For reasons of time and cash, a deal of the found material remains undeveloped and of course undistributed, but, growing as obsessed with the woman and her work as she had been with her privacy, the young man has disseminated enough online and in gallery exhibitions to jump start her growing reputation.
Well and good, as, with several self-photos (not to be confused with selfies), the stills included in FVM are indeed electric.
Questionable, however, is the prying into the life of someone who clearly did not want to be revealed. Common misapprehension to the contrary, Emily Dickinson did attempt to reach out to have her verse appraised, appreciated and published; and Max Brod’s defiance of Kafka’s instructions may have been what the writer truly wanted. The filmmakers do service in uncovering Maier’s offer to a French connection to do business with her photographic art, proof if need be that she was not entirely averse to unveiling at least a part of her work though not her person. But the film also and abruptly goes far in insinuation of an ominous side to the character of this woman dead and unable to respond in self-defense.
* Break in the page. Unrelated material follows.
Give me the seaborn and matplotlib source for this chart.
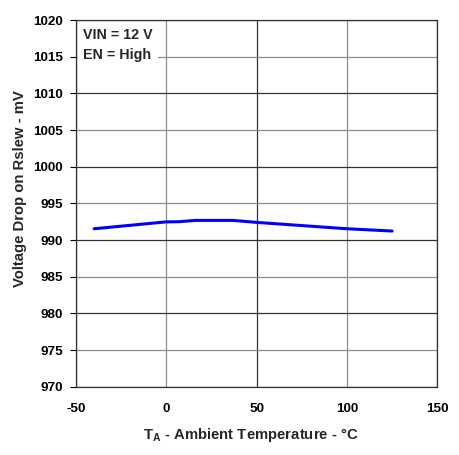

Former employers and now-middle-aged charges testify to her paranoid insistence on absolute inviolable privacy. From some few, notably from two of those grown children who give an impression of having problems of their own, the viewer learns of the nanny’s unhealthy piling up of newspapers and stories of violence, and of claimed abuse at her hands.
Even to the name “Vivian,” there are numerous uncanny parallels to 2004 In the Realms of the Unreal consideration of late Chicago “outsider” artist Henry Darger, a more obviously inviting target for aberrant child-abuse intimations. There, however, writer-editor-producer-director Jessica Yu admirably steered clear of that quagmire. Maier’s talent, too, ought to have been left to stand on its own, speak for itself, without any unprovable besmirching of its possessor.